▶ _What you have to do_
Reproduce the data exactly and drop any pictures it holds.
○ ○ ○ ○ ○
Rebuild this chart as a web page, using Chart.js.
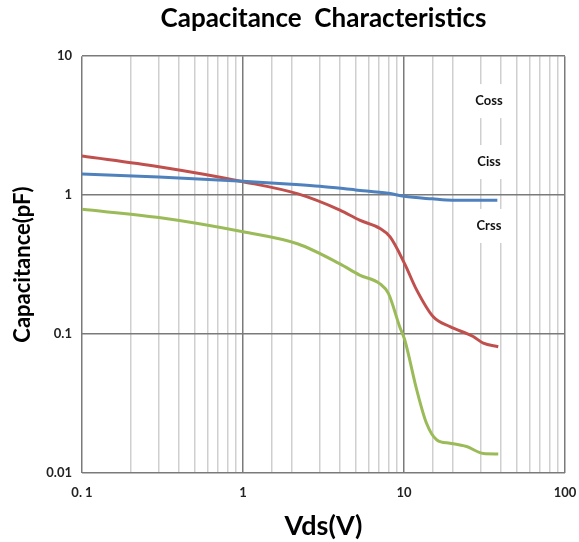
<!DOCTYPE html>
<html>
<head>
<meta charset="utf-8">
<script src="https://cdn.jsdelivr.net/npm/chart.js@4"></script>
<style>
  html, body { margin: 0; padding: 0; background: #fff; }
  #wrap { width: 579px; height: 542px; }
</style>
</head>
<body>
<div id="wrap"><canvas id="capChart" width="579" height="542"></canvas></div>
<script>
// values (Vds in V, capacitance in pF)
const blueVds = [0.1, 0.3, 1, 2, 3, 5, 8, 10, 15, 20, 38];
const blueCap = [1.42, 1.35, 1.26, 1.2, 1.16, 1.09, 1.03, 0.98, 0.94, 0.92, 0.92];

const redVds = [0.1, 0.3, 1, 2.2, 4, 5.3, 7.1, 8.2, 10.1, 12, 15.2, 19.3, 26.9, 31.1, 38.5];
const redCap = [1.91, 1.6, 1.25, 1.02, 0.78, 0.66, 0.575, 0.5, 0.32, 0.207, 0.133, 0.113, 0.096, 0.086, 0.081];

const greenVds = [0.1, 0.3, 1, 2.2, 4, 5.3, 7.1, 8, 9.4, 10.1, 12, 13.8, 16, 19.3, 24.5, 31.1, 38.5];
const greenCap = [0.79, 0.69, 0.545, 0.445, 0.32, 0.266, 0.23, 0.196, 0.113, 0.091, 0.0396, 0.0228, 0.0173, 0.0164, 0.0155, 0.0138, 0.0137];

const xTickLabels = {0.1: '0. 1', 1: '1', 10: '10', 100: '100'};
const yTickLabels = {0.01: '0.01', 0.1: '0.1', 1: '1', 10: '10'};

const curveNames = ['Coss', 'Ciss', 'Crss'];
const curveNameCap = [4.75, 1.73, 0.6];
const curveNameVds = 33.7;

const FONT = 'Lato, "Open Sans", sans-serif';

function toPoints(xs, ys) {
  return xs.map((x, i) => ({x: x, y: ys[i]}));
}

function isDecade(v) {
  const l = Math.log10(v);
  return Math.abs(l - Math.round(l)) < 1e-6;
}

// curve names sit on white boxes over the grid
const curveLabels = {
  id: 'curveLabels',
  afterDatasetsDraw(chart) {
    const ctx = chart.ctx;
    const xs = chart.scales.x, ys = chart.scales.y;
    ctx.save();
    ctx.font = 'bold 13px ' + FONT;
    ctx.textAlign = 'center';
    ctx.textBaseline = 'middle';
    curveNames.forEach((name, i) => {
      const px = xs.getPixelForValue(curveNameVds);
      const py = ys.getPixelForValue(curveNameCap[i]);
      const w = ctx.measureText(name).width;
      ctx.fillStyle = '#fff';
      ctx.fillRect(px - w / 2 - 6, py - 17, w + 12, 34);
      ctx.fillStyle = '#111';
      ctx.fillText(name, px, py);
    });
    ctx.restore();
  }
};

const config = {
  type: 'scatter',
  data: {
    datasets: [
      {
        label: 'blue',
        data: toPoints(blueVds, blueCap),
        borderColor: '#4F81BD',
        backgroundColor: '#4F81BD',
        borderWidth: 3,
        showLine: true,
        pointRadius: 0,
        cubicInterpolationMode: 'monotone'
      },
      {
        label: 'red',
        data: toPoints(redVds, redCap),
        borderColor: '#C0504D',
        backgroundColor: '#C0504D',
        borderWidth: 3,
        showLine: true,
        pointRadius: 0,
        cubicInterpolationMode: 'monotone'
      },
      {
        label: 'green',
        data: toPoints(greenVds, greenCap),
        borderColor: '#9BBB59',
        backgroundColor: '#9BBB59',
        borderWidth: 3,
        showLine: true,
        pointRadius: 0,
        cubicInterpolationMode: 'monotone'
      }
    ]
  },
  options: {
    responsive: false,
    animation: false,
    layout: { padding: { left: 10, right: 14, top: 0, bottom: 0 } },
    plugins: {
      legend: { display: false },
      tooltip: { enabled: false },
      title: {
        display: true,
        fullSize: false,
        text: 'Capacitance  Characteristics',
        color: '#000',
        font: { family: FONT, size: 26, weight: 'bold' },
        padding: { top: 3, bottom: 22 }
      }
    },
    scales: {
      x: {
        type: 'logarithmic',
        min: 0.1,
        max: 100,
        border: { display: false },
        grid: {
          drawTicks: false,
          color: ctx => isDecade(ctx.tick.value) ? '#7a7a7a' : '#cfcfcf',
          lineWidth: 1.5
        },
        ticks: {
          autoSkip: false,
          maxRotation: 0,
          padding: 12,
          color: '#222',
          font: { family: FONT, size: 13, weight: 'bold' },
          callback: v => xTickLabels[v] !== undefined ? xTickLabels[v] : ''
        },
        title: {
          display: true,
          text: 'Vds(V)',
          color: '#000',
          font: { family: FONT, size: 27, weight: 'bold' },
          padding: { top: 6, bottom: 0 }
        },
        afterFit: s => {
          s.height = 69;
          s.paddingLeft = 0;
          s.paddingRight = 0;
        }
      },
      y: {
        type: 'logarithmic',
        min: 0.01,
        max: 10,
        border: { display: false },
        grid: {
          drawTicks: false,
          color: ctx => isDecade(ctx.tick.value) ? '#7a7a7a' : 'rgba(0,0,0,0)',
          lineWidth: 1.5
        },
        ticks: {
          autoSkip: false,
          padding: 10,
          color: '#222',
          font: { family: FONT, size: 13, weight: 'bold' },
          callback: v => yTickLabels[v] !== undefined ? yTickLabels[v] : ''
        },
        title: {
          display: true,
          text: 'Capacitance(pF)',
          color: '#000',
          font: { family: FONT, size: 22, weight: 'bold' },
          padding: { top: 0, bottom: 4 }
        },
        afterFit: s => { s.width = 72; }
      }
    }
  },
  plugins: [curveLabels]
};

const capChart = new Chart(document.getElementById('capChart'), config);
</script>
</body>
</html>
○ ○ ○ ○ ○
▶ _Final answer_
Rebuild this chart as a web page, using Chart.js.
<!DOCTYPE html>
<html>
<head>
<meta charset="utf-8">
<script src="https://cdn.jsdelivr.net/npm/chart.js@4"></script>
<style>
  html, body { margin: 0; padding: 0; background: #fff; }
  #wrap { width: 579px; height: 542px; }
</style>
</head>
<body>
<div id="wrap"><canvas id="capChart" width="579" height="542"></canvas></div>
<script>
// values (Vds in V, capacitance in pF)
const blueVds = [0.1, 0.3, 1, 2, 3, 5, 8, 10, 15, 20, 38];
const blueCap = [1.42, 1.35, 1.26, 1.2, 1.16, 1.09, 1.03, 0.98, 0.94, 0.92, 0.92];

const redVds = [0.1, 0.3, 1, 2.2, 4, 5.3, 7.1, 8.2, 10.1, 12, 15.2, 19.3, 26.9, 31.1, 38.5];
const redCap = [1.91, 1.6, 1.25, 1.02, 0.78, 0.66, 0.575, 0.5, 0.32, 0.207, 0.133, 0.113, 0.096, 0.086, 0.081];

const greenVds = [0.1, 0.3, 1, 2.2, 4, 5.3, 7.1, 8, 9.4, 10.1, 12, 13.8, 16, 19.3, 24.5, 31.1, 38.5];
const greenCap = [0.79, 0.69, 0.545, 0.445, 0.32, 0.266, 0.23, 0.196, 0.113, 0.091, 0.0396, 0.0228, 0.0173, 0.0164, 0.0155, 0.0138, 0.0137];

const xTickLabels = {0.1: '0. 1', 1: '1', 10: '10', 100: '100'};
const yTickLabels = {0.01: '0.01', 0.1: '0.1', 1: '1', 10: '10'};

const curveNames = ['Coss', 'Ciss', 'Crss'];
const curveNameCap = [4.75, 1.73, 0.6];
const curveNameVds = 33.7;

const FONT = 'Lato, "Open Sans", sans-serif';

function toPoints(xs, ys) {
  return xs.map((x, i) => ({x: x, y: ys[i]}));
}

function isDecade(v) {
  const l = Math.log10(v);
  return Math.abs(l - Math.round(l)) < 1e-6;
}

// curve names sit on white boxes over the grid
const curveLabels = {
  id: 'curveLabels',
  afterDatasetsDraw(chart) {
    const ctx = chart.ctx;
    const xs = chart.scales.x, ys = chart.scales.y;
    ctx.save();
    ctx.font = 'bold 13px ' + FONT;
    ctx.textAlign = 'center';
    ctx.textBaseline = 'middle';
    curveNames.forEach((name, i) => {
      const px = xs.getPixelForValue(curveNameVds);
      const py = ys.getPixelForValue(curveNameCap[i]);
      const w = ctx.measureText(name).width;
      ctx.fillStyle = '#fff';
      ctx.fillRect(px - w / 2 - 6, py - 17, w + 12, 34);
      ctx.fillStyle = '#111';
      ctx.fillText(name, px, py);
    });
    ctx.restore();
  }
};

const config = {
  type: 'scatter',
  data: {
    datasets: [
      {
        label: 'blue',
        data: toPoints(blueVds, blueCap),
        borderColor: '#4F81BD',
        backgroundColor: '#4F81BD',
        borderWidth: 3,
        showLine: true,
        pointRadius: 0,
        cubicInterpolationMode: 'monotone'
      },
      {
        label: 'red',
        data: toPoints(redVds, redCap),
        borderColor: '#C0504D',
        backgroundColor: '#C0504D',
        borderWidth: 3,
        showLine: true,
        pointRadius: 0,
        cubicInterpolationMode: 'monotone'
      },
      {
        label: 'green',
        data: toPoints(greenVds, greenCap),
        borderColor: '#9BBB59',
        backgroundColor: '#9BBB59',
        borderWidth: 3,
        showLine: true,
        pointRadius: 0,
        cubicInterpolationMode: 'monotone'
      }
    ]
  },
  options: {
    responsive: false,
    animation: false,
    layout: { padding: { left: 10, right: 14, top: 0, bottom: 0 } },
    plugins: {
      legend: { display: false },
      tooltip: { enabled: false },
      title: {
        display: true,
        fullSize: false,
        text: 'Capacitance  Characteristics',
        color: '#000',
        font: { family: FONT, size: 26, weight: 'bold' },
        padding: { top: 3, bottom: 22 }
      }
    },
    scales: {
      x: {
        type: 'logarithmic',
        min: 0.1,
        max: 100,
        border: { display: false },
        grid: {
          drawTicks: false,
          color: ctx => isDecade(ctx.tick.value) ? '#7a7a7a' : '#cfcfcf',
          lineWidth: 1.5
        },
        ticks: {
          autoSkip: false,
          maxRotation: 0,
          padding: 12,
          color: '#222',
          font: { family: FONT, size: 13, weight: 'bold' },
          callback: v => xTickLabels[v] !== undefined ? xTickLabels[v] : ''
        },
        title: {
          display: true,
          text: 'Vds(V)',
          color: '#000',
          font: { family: FONT, size: 27, weight: 'bold' },
          padding: { top: 6, bottom: 0 }
        },
        afterFit: s => {
          s.height = 69;
          s.paddingLeft = 0;
          s.paddingRight = 0;
        }
      },
      y: {
        type: 'logarithmic',
        min: 0.01,
        max: 10,
        border: { display: false },
        grid: {
          drawTicks: false,
          color: ctx => isDecade(ctx.tick.value) ? '#7a7a7a' : 'rgba(0,0,0,0)',
          lineWidth: 1.5
        },
        ticks: {
          autoSkip: false,
          padding: 10,
          color: '#222',
          font: { family: FONT, size: 13, weight: 'bold' },
          callback: v => yTickLabels[v] !== undefined ? yTickLabels[v] : ''
        },
        title: {
          display: true,
          text: 'Capacitance(pF)',
          color: '#000',
          font: { family: FONT, size: 22, weight: 'bold' },
          padding: { top: 0, bottom: 4 }
        },
        afterFit: s => { s.width = 72; }
      }
    }
  },
  plugins: [curveLabels]
};

const capChart = new Chart(document.getElementById('capChart'), config);
</script>
</body>
</html>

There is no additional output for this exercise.